The Roth conversion question is getting a lot of attention lately because the rules have changed for 2010 and beyond. There is no income restriction on converting a Traditional IRA to a Roth IRA. As a special rule for 2010 only, investors have the option to report the amount of income from the Roth conversion evenly in 2011 and 2012, or all in 2010.
As a reminder, here is a quick comparison of the Traditional and Roth IRA:
|Traditional IRA||Roth IRA|
|Funded with pre-tax dollars||Funded with after tax dollars|
|Grows tax deferred||Grows tax free|
|Withdrawals taxable||Withdrawals tax free*|
|Required Minimum Distributions by age 70 ½||No required minimum|
|Beneficiaries, other than spouse, are required to take distributions based on their life expectancy. Distributions are taxed.||Beneficiaries, other than spouse, are required to take distributions based on their life expectancy. Distributions are tax free.|
* There could be a penalty of 10% if the investor is not over 59 ½ years old, or if the account is not open for 5 years and earnings after conversion are withdrawn. Earnings do not come out until after all converted (taxed) funds are withdrawn.

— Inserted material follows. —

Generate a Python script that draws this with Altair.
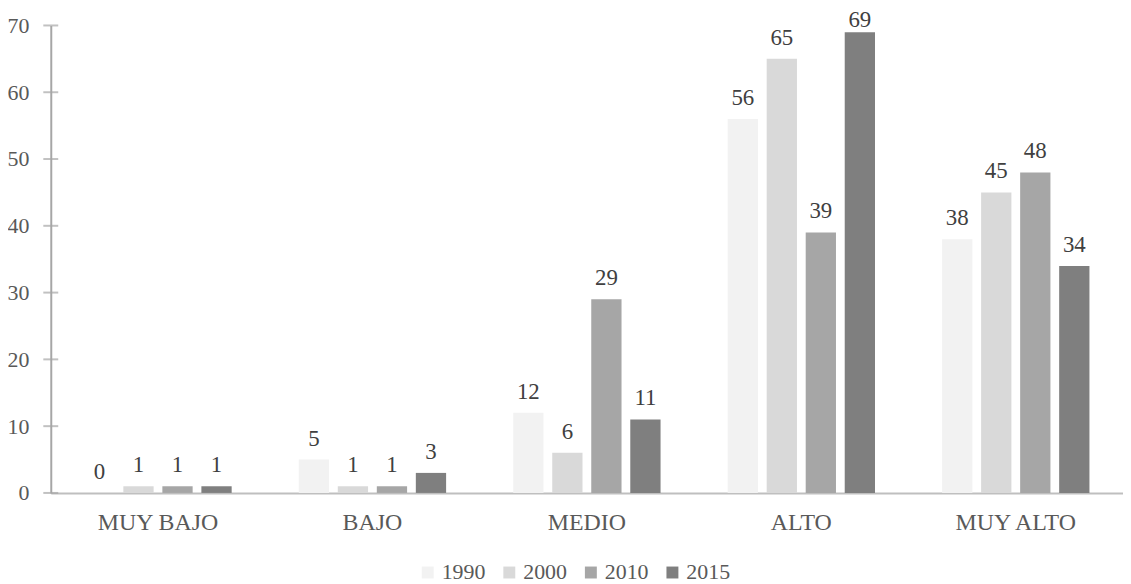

You may want to consider converting to a Roth if:
- You expect the tax rate on your future withdrawals to be equal to or greater than the tax rate you pay on conversion.
- You have cash outside the IRA to pay the tax on conversion. If you have to withdraw money from your IRA to pay taxes, you probably won’t come out ahead by converting.
- You do not need some or any of your Required Minimum Distributions to live on.
- You have a long time frame for the money to sit undisturbed in the Roth. This allows tax-free compounding to make up for the lost taxable return on funds used to pay the tax.
- You wish to pass a valuable legacy to your heirs. Beneficiaries take required withdrawals based on their life expectancy, and the money comes out tax free. This allows for potentially many more years of tax-free compounding.
Please note that I’m not recommending that everyone should convert their Traditional IRA to a Roth IRA. There are many moving parts to the equation, and everyone’s situation is different.
The person doing your taxes knows your tax situation and would be the one to crunch the numbers to see if a conversion makes sense for you. The ability to convert continues beyond 2010, giving you the opportunity to do small amounts each year to keep your marginal tax rate lower. With the unpredictability of future tax rates, tax diversification could be the key. That way you will be right on either the portion you converted or the portion not converted.